▸ **Problem**: Everything from the opening line of the records below through the line with "0.027, 0.022, 0.019]" must be duplicated exactly, pictures left out.

>> begin

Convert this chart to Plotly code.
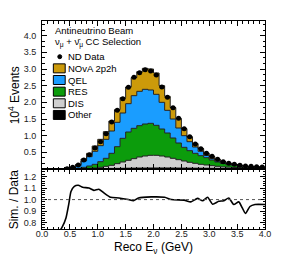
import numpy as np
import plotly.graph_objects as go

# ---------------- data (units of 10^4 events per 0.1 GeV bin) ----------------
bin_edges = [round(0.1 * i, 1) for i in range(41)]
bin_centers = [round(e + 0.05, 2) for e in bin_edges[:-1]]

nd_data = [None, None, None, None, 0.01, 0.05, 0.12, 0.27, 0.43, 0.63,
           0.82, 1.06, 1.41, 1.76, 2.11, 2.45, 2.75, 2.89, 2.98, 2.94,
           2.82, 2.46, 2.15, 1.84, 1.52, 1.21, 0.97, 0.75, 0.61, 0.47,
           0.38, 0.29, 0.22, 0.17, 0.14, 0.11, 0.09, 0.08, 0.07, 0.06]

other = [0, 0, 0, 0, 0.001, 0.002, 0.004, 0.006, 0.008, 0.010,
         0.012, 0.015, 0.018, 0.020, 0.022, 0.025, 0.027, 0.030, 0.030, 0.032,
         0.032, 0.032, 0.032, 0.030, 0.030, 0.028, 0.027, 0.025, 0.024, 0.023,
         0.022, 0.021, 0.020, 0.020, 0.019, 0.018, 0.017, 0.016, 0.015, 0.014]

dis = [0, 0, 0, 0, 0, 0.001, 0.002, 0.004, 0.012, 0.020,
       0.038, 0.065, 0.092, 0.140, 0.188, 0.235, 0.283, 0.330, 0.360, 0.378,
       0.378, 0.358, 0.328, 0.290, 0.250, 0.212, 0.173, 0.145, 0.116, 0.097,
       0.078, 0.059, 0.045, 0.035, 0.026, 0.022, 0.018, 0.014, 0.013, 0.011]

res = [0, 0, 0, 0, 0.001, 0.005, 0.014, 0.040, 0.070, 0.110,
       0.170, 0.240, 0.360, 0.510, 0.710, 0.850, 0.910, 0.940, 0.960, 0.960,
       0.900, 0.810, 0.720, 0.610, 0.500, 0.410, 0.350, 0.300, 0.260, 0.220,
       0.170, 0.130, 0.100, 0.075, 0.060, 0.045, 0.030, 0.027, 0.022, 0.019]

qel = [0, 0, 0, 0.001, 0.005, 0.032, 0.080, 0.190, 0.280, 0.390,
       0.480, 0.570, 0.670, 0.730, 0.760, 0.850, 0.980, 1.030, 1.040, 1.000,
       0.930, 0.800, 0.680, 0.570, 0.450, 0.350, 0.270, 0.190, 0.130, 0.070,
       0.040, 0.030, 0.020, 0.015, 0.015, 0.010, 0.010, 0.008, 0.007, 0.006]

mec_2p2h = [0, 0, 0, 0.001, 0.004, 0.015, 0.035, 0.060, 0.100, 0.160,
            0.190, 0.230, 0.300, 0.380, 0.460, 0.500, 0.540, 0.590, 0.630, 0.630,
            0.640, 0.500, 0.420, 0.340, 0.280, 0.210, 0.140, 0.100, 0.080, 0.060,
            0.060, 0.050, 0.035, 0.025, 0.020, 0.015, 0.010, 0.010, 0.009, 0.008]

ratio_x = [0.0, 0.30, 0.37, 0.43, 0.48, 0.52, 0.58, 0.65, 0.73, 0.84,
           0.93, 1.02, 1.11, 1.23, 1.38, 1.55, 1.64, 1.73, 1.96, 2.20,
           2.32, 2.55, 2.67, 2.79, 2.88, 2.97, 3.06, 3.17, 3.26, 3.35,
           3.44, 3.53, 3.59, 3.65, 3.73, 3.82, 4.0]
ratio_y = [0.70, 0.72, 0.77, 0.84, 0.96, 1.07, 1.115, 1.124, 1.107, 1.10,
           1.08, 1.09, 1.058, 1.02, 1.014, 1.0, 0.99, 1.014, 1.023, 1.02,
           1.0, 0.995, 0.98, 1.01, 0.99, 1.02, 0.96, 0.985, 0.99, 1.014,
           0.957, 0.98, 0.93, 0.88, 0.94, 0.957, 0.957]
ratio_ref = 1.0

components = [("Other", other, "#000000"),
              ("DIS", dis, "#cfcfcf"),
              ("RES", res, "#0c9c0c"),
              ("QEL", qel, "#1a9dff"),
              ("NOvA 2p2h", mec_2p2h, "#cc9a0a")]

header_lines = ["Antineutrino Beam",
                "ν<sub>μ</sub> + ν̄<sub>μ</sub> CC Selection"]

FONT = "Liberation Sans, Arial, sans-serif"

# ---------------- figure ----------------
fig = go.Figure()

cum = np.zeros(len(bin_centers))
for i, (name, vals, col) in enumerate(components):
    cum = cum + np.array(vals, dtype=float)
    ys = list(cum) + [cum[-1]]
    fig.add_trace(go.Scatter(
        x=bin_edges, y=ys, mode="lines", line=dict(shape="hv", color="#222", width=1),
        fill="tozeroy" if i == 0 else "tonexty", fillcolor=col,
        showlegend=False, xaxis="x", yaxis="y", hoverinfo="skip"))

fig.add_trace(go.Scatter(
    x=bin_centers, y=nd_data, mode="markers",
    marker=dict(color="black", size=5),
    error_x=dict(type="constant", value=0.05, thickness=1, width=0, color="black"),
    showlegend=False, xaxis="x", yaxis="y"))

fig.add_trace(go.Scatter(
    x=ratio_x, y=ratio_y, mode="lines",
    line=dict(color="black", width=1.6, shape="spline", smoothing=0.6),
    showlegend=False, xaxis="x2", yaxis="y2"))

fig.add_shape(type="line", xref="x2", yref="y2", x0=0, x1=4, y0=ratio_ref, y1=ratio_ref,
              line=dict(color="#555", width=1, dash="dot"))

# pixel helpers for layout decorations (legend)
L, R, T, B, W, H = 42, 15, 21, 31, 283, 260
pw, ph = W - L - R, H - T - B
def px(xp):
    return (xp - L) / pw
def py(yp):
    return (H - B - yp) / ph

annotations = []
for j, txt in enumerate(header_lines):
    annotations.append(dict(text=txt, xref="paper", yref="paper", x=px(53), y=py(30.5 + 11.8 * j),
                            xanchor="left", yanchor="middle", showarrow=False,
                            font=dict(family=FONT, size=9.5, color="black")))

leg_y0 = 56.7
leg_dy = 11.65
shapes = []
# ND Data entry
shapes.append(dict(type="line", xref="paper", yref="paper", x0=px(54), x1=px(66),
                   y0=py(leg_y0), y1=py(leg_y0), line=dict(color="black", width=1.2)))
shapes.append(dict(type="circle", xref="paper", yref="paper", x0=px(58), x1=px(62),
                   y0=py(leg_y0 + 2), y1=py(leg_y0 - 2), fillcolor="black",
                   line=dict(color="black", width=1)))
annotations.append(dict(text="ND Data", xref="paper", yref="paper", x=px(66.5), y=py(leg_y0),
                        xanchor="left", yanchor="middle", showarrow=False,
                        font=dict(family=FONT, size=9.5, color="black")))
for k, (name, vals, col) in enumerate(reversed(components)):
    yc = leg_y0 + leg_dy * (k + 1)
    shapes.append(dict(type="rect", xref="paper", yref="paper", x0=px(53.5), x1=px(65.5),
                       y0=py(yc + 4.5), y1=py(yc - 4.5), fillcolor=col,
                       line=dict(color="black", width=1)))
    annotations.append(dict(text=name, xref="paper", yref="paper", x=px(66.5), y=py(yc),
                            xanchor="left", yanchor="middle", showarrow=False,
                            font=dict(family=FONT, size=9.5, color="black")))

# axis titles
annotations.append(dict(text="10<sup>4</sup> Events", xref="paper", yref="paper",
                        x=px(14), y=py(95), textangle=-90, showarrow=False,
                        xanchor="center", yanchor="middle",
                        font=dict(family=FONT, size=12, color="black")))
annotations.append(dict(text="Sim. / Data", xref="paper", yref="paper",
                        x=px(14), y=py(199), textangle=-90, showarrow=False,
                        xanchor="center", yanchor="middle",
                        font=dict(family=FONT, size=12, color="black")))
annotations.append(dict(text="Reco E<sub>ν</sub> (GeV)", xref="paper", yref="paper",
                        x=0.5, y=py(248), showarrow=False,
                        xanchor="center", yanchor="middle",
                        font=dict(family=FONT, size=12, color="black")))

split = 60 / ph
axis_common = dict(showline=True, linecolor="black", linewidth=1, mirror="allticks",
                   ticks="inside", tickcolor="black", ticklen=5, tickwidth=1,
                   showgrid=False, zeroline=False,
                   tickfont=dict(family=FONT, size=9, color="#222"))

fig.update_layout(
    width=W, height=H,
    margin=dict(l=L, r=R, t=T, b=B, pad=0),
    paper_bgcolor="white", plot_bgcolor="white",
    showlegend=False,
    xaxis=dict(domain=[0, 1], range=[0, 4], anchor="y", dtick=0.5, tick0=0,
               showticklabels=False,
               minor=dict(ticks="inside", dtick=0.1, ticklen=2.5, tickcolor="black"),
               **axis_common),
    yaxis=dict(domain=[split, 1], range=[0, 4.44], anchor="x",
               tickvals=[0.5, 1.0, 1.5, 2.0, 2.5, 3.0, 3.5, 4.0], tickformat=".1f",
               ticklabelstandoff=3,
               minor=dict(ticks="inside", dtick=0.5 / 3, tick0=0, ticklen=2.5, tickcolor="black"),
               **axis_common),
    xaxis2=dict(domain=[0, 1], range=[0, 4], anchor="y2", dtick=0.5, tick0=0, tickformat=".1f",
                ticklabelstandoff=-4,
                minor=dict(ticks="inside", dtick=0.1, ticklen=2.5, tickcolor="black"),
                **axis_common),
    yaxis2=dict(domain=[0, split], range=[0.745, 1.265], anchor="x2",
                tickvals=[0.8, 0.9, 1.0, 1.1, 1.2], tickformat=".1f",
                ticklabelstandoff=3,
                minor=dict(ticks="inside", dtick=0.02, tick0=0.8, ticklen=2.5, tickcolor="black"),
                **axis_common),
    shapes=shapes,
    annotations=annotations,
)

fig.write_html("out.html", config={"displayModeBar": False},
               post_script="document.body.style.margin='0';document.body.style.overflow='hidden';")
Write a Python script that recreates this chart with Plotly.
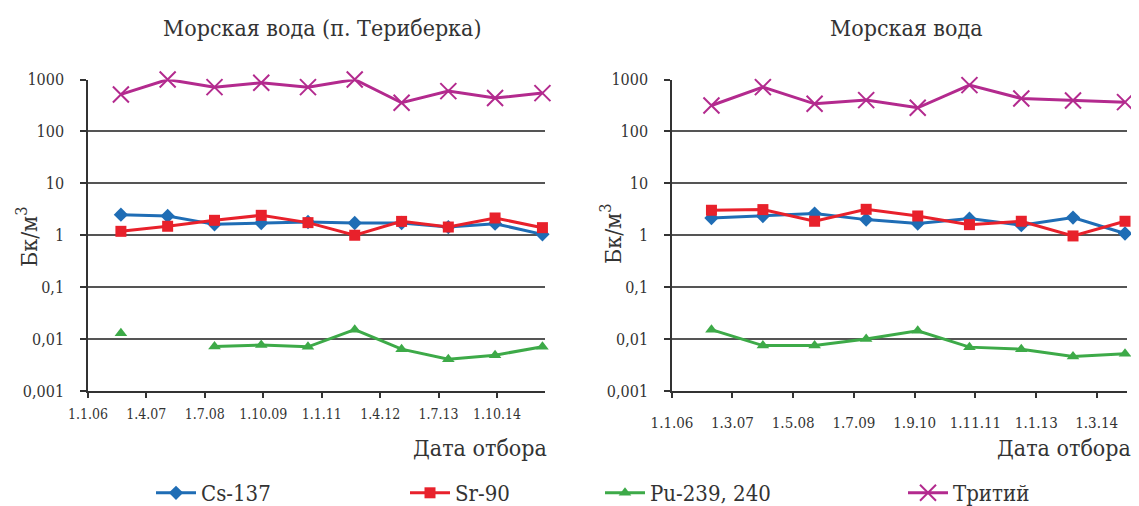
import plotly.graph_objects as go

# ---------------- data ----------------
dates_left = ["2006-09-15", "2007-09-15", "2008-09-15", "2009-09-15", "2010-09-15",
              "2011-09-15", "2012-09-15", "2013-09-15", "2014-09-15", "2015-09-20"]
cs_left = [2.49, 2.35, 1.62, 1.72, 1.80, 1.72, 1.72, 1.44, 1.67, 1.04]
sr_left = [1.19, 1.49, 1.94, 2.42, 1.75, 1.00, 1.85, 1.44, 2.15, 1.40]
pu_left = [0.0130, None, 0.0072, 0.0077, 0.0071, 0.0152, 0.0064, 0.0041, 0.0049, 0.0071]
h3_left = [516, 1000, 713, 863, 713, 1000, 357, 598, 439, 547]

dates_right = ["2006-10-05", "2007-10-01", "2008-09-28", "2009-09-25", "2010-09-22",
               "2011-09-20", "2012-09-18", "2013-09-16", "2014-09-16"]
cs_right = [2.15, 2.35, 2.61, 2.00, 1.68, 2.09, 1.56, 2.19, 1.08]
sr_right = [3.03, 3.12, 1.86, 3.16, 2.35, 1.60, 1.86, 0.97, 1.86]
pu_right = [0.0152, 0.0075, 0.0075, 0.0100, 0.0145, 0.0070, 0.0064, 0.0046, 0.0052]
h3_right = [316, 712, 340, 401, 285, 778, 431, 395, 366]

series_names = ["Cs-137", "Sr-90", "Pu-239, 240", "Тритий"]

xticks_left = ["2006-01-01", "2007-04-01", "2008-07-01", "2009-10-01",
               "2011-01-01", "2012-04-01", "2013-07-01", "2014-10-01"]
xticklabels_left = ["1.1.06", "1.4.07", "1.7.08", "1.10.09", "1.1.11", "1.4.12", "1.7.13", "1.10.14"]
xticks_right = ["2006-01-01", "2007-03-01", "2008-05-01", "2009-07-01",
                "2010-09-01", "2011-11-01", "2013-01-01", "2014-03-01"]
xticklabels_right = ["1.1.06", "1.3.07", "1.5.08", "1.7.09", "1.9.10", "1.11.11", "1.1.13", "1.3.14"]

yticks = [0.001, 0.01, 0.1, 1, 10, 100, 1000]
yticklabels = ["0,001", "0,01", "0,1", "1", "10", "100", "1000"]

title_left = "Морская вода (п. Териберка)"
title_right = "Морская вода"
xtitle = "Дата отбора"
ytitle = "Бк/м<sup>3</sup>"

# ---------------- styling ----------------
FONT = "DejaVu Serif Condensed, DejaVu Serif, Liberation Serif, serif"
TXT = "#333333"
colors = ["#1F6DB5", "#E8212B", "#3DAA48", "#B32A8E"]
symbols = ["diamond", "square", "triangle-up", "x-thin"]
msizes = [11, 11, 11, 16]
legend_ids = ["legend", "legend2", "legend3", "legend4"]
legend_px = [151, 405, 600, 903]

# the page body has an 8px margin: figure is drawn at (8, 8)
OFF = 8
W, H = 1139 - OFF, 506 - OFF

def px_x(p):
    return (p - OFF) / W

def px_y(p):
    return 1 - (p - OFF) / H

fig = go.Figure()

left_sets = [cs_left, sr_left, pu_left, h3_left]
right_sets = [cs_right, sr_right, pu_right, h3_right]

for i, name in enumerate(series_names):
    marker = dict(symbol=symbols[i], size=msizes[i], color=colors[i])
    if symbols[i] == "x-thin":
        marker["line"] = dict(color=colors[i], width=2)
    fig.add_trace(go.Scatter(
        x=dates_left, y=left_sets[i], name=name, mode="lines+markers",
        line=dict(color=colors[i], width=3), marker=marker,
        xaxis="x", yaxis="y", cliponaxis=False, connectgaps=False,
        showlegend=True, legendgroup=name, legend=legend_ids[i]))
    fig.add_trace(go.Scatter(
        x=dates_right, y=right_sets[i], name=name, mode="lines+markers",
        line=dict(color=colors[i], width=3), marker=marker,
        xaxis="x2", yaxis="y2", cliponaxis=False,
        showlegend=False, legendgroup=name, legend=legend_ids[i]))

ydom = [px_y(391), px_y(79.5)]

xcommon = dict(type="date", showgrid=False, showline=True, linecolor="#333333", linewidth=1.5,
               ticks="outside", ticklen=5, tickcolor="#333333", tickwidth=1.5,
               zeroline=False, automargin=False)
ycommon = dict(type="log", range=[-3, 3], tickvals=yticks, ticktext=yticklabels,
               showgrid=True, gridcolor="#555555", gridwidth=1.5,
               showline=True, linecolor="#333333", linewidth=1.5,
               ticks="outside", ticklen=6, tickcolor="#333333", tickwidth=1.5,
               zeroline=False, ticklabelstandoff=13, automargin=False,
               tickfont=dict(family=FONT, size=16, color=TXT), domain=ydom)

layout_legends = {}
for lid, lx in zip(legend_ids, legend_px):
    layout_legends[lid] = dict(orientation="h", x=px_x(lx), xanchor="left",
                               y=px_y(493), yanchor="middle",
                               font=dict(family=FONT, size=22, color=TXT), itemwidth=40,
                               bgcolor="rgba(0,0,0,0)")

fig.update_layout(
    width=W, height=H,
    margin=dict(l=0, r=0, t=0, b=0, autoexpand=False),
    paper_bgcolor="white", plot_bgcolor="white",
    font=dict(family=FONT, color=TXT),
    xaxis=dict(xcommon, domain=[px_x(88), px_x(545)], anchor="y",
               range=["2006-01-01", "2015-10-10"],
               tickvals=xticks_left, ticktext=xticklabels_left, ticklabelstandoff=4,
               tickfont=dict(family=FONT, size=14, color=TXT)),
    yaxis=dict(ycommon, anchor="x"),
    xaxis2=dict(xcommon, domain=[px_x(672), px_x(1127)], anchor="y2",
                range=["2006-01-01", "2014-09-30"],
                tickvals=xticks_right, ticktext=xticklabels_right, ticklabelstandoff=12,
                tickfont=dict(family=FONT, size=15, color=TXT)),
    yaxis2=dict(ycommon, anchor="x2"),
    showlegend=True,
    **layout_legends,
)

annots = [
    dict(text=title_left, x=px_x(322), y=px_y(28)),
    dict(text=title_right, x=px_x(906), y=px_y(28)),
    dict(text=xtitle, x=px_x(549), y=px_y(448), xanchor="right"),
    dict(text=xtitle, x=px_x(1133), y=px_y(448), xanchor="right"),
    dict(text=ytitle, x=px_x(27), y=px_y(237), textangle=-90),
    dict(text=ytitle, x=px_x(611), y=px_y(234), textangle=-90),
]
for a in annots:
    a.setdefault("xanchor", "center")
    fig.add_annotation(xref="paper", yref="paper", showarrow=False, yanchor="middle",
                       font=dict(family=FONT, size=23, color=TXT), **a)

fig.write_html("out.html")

>> end

▸ **Answer to this exercise**:
Convert this chart to Plotly code.
import numpy as np
import plotly.graph_objects as go

# ---------------- data (units of 10^4 events per 0.1 GeV bin) ----------------
bin_edges = [round(0.1 * i, 1) for i in range(41)]
bin_centers = [round(e + 0.05, 2) for e in bin_edges[:-1]]

nd_data = [None, None, None, None, 0.01, 0.05, 0.12, 0.27, 0.43, 0.63,
           0.82, 1.06, 1.41, 1.76, 2.11, 2.45, 2.75, 2.89, 2.98, 2.94,
           2.82, 2.46, 2.15, 1.84, 1.52, 1.21, 0.97, 0.75, 0.61, 0.47,
           0.38, 0.29, 0.22, 0.17, 0.14, 0.11, 0.09, 0.08, 0.07, 0.06]

other = [0, 0, 0, 0, 0.001, 0.002, 0.004, 0.006, 0.008, 0.010,
         0.012, 0.015, 0.018, 0.020, 0.022, 0.025, 0.027, 0.030, 0.030, 0.032,
         0.032, 0.032, 0.032, 0.030, 0.030, 0.028, 0.027, 0.025, 0.024, 0.023,
         0.022, 0.021, 0.020, 0.020, 0.019, 0.018, 0.017, 0.016, 0.015, 0.014]

dis = [0, 0, 0, 0, 0, 0.001, 0.002, 0.004, 0.012, 0.020,
       0.038, 0.065, 0.092, 0.140, 0.188, 0.235, 0.283, 0.330, 0.360, 0.378,
       0.378, 0.358, 0.328, 0.290, 0.250, 0.212, 0.173, 0.145, 0.116, 0.097,
       0.078, 0.059, 0.045, 0.035, 0.026, 0.022, 0.018, 0.014, 0.013, 0.011]

res = [0, 0, 0, 0, 0.001, 0.005, 0.014, 0.040, 0.070, 0.110,
       0.170, 0.240, 0.360, 0.510, 0.710, 0.850, 0.910, 0.940, 0.960, 0.960,
       0.900, 0.810, 0.720, 0.610, 0.500, 0.410, 0.350, 0.300, 0.260, 0.220,
       0.170, 0.130, 0.100, 0.075, 0.060, 0.045, 0.030, 0.027, 0.022, 0.019]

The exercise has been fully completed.